Task statement —
Skip the pictures. Transcribe the rest of the data below without changing a word.

Data block —
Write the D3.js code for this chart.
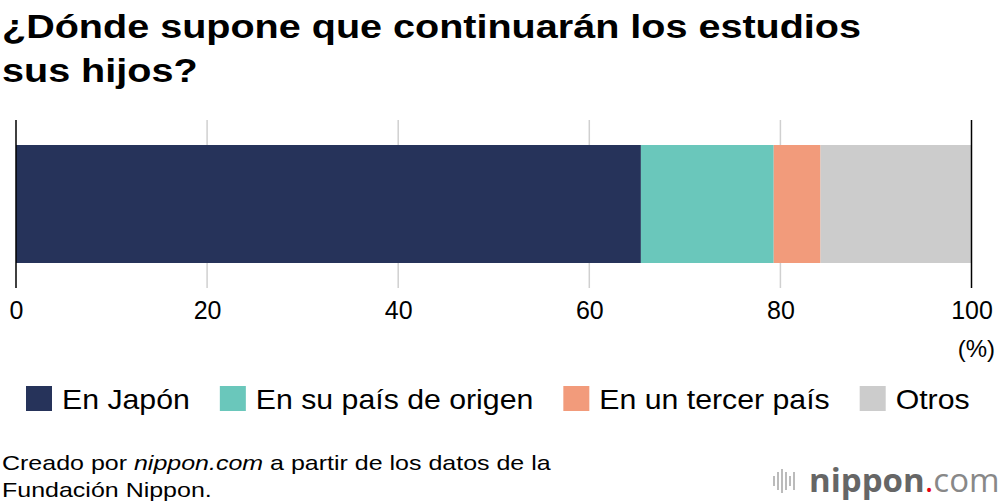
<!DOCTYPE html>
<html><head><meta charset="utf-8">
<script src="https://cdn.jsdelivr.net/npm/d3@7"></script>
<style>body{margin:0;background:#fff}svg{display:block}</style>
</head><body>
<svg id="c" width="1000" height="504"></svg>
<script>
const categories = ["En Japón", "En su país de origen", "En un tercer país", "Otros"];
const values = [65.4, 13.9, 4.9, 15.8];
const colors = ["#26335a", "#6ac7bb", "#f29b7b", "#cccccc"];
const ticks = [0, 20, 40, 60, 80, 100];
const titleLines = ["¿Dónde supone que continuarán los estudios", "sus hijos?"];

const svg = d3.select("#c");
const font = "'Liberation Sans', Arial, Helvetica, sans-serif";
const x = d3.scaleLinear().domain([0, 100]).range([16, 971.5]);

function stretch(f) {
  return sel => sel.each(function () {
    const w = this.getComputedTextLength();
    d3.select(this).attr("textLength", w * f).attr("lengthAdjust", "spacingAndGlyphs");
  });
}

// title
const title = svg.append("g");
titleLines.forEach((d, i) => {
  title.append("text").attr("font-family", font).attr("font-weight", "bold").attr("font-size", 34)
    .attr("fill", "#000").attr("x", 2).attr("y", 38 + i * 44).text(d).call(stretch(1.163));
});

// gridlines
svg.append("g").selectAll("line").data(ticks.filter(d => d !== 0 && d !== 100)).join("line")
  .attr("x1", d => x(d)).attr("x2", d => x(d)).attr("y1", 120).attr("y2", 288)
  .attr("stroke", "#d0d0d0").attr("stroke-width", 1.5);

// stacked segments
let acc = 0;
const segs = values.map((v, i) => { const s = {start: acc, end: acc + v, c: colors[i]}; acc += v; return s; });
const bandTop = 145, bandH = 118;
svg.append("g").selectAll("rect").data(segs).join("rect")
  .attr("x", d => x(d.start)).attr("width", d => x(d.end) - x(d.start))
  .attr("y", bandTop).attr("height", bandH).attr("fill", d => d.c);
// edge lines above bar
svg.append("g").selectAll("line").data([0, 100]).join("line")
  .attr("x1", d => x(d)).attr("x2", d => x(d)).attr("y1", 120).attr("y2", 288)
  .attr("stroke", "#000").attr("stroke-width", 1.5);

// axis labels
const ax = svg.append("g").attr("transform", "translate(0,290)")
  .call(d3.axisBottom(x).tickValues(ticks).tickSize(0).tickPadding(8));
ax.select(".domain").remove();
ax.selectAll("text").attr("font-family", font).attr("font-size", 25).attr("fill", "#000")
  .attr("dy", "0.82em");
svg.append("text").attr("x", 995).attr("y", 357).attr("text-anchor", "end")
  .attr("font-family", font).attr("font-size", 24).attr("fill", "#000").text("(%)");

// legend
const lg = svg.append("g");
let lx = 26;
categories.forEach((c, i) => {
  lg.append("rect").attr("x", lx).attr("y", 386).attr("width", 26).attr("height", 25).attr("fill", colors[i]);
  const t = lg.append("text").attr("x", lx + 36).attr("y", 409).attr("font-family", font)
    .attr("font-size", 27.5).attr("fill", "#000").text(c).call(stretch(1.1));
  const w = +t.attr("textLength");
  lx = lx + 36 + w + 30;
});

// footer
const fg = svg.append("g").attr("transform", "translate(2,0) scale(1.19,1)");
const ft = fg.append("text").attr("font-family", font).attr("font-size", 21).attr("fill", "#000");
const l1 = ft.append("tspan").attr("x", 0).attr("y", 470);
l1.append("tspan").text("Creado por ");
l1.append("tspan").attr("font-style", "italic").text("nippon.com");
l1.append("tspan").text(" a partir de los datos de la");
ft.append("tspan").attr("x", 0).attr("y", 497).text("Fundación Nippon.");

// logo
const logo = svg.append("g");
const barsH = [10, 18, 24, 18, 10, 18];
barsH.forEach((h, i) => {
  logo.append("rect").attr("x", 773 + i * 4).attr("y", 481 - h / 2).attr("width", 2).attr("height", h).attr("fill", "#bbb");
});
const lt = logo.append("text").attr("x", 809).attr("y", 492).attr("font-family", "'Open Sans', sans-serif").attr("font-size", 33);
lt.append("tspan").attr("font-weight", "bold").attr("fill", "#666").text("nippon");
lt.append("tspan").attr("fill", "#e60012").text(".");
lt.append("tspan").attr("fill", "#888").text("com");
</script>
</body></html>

Exercise result —
Write the D3.js code for this chart.
<!DOCTYPE html>
<html><head><meta charset="utf-8">
<script src="https://cdn.jsdelivr.net/npm/d3@7"></script>
<style>body{margin:0;background:#fff}svg{display:block}</style>
</head><body>
<svg id="c" width="1000" height="504"></svg>
<script>
const categories = ["En Japón", "En su país de origen", "En un tercer país", "Otros"];
const values = [65.4, 13.9, 4.9, 15.8];
const colors = ["#26335a", "#6ac7bb", "#f29b7b", "#cccccc"];
const ticks = [0, 20, 40, 60, 80, 100];
const titleLines = ["¿Dónde supone que continuarán los estudios", "sus hijos?"];

const svg = d3.select("#c");
const font = "'Liberation Sans', Arial, Helvetica, sans-serif";
const x = d3.scaleLinear().domain([0, 100]).range([16, 971.5]);

function stretch(f) {
  return sel => sel.each(function () {
    const w = this.getComputedTextLength();
    d3.select(this).attr("textLength", w * f).attr("lengthAdjust", "spacingAndGlyphs");
  });
}

// title
const title = svg.append("g");
titleLines.forEach((d, i) => {
  title.append("text").attr("font-family", font).attr("font-weight", "bold").attr("font-size", 34)
    .attr("fill", "#000").attr("x", 2).attr("y", 38 + i * 44).text(d).call(stretch(1.163));
});

// gridlines
svg.append("g").selectAll("line").data(ticks.filter(d => d !== 0 && d !== 100)).join("line")
  .attr("x1", d => x(d)).attr("x2", d => x(d)).attr("y1", 120).attr("y2", 288)
  .attr("stroke", "#d0d0d0").attr("stroke-width", 1.5);

// stacked segments
let acc = 0;
const segs = values.map((v, i) => { const s = {start: acc, end: acc + v, c: colors[i]}; acc += v; return s; });
const bandTop = 145, bandH = 118;
svg.append("g").selectAll("rect").data(segs).join("rect")
  .attr("x", d => x(d.start)).attr("width", d => x(d.end) - x(d.start))
  .attr("y", bandTop).attr("height", bandH).attr("fill", d => d.c);
// edge lines above bar
svg.append("g").selectAll("line").data([0, 100]).join("line")
  .attr("x1", d => x(d)).attr("x2", d => x(d)).attr("y1", 120).attr("y2", 288)
  .attr("stroke", "#000").attr("stroke-width", 1.5);

// axis labels
const ax = svg.append("g").attr("transform", "translate(0,290)")
  .call(d3.axisBottom(x).tickValues(ticks).tickSize(0).tickPadding(8));
ax.select(".domain").remove();
ax.selectAll("text").attr("font-family", font).attr("font-size", 25).attr("fill", "#000")
  .attr("dy", "0.82em");
svg.append("text").attr("x", 995).attr("y", 357).attr("text-anchor", "end")
  .attr("font-family", font).attr("font-size", 24).attr("fill", "#000").text("(%)");

// legend
const lg = svg.append("g");
let lx = 26;
categories.forEach((c, i) => {
  lg.append("rect").attr("x", lx).attr("y", 386).attr("width", 26).attr("height", 25).attr("fill", colors[i]);
  const t = lg.append("text").attr("x", lx + 36).attr("y", 409).attr("font-family", font)
    .attr("font-size", 27.5).attr("fill", "#000").text(c).call(stretch(1.1));
  const w = +t.attr("textLength");
  lx = lx + 36 + w + 30;
});

// footer
const fg = svg.append("g").attr("transform", "translate(2,0) scale(1.19,1)");
const ft = fg.append("text").attr("font-family", font).attr("font-size", 21).attr("fill", "#000");
const l1 = ft.append("tspan").attr("x", 0).attr("y", 470);
l1.append("tspan").text("Creado por ");
l1.append("tspan").attr("font-style", "italic").text("nippon.com");
l1.append("tspan").text(" a partir de los datos de la");
ft.append("tspan").attr("x", 0).attr("y", 497).text("Fundación Nippon.");

// logo
const logo = svg.append("g");
const barsH = [10, 18, 24, 18, 10, 18];
barsH.forEach((h, i) => {
  logo.append("rect").attr("x", 773 + i * 4).attr("y", 481 - h / 2).attr("width", 2).attr("height", h).attr("fill", "#bbb");
});
const lt = logo.append("text").attr("x", 809).attr("y", 492).attr("font-family", "'Open Sans', sans-serif").attr("font-size", 33);
lt.append("tspan").attr("font-weight", "bold").attr("fill", "#666").text("nippon");
lt.append("tspan").attr("fill", "#e60012").text(".");
lt.append("tspan").attr("fill", "#888").text("com");
</script>
</body></html>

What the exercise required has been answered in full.